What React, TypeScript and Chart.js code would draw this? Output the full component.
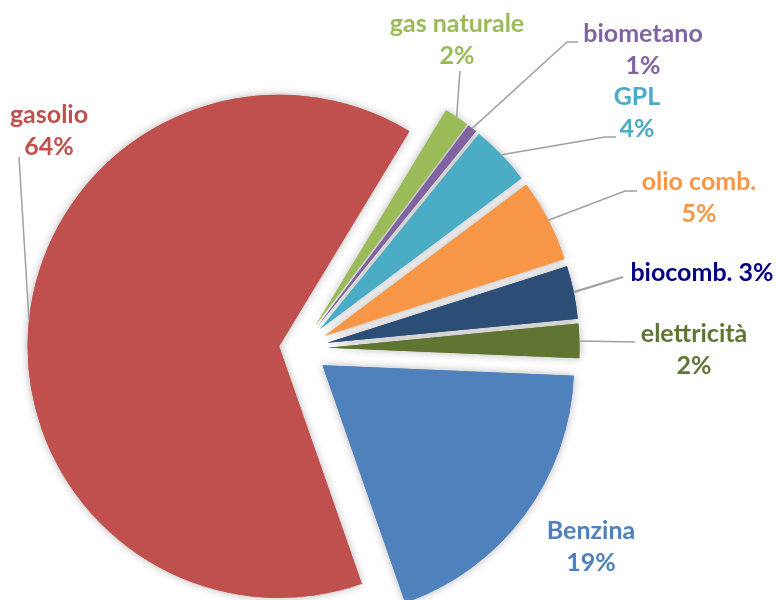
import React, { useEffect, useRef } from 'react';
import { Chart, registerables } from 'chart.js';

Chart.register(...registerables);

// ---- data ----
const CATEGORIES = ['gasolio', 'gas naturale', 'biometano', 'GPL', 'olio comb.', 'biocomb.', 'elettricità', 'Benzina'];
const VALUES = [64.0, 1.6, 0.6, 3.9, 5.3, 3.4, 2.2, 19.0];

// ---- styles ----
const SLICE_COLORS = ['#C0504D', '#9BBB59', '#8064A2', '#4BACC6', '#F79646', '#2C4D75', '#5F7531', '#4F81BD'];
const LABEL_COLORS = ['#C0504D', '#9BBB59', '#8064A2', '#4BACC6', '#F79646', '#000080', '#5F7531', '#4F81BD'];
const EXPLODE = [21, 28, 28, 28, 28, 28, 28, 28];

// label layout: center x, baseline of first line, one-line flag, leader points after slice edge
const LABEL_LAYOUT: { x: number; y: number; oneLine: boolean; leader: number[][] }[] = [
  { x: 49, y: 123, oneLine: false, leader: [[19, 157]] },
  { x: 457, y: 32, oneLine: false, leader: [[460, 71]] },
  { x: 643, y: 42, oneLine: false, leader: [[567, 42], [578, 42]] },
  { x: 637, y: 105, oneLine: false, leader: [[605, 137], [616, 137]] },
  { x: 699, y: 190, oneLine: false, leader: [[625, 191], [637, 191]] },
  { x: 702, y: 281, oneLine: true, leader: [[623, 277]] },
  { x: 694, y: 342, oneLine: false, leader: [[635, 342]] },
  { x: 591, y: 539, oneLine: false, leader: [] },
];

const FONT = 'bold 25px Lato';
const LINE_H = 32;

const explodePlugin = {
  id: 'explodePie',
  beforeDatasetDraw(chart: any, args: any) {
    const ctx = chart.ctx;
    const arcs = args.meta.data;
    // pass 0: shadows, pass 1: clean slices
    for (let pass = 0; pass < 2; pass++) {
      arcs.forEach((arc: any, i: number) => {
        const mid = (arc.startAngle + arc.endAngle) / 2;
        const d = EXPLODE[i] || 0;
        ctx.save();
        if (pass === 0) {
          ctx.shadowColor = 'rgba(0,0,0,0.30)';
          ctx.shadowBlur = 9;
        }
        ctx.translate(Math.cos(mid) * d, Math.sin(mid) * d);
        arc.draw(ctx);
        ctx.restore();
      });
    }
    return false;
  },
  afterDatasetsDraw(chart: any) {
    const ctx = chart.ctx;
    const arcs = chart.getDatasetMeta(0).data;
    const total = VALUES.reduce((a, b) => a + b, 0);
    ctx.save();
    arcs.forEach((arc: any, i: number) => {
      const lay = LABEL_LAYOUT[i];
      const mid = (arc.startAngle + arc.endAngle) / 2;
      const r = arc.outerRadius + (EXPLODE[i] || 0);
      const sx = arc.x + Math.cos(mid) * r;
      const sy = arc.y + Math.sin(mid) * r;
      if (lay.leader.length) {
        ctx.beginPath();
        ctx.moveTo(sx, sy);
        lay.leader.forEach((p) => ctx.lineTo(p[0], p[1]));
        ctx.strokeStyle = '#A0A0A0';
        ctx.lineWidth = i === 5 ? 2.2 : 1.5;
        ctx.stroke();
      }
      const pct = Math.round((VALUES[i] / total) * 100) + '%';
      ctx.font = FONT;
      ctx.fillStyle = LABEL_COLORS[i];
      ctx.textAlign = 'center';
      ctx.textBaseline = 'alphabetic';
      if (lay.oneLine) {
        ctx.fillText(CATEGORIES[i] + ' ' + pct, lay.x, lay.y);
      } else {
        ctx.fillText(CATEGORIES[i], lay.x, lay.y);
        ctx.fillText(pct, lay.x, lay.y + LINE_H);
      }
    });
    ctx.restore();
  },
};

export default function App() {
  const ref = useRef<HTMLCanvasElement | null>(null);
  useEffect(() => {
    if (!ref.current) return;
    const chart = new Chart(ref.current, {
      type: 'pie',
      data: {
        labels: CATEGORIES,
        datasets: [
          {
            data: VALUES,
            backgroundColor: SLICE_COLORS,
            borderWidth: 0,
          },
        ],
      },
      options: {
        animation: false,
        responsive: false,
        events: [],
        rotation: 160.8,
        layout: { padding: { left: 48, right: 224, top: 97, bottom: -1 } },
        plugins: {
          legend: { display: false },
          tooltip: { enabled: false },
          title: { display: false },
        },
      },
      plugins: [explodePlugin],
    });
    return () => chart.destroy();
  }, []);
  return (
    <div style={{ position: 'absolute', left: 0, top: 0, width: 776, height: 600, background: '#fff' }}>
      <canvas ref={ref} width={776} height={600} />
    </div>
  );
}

#####

- _Aim of the exercise_
Write out exactly the opening lines of the data, stopping after the line that holds "const VALUES = [64.0, 1.6, 0.6, 3.9, 5.3, 3.4, 2.2, 19.0];". Exclude pictures.

- _Response below_
What React, TypeScript and Chart.js code would draw this? Output the full component.
import React, { useEffect, useRef } from 'react';
import { Chart, registerables } from 'chart.js';

Chart.register(...registerables);

// ---- data ----
const CATEGORIES = ['gasolio', 'gas naturale', 'biometano', 'GPL', 'olio comb.', 'biocomb.', 'elettricità', 'Benzina'];
const VALUES = [64.0, 1.6, 0.6, 3.9, 5.3, 3.4, 2.2, 19.0];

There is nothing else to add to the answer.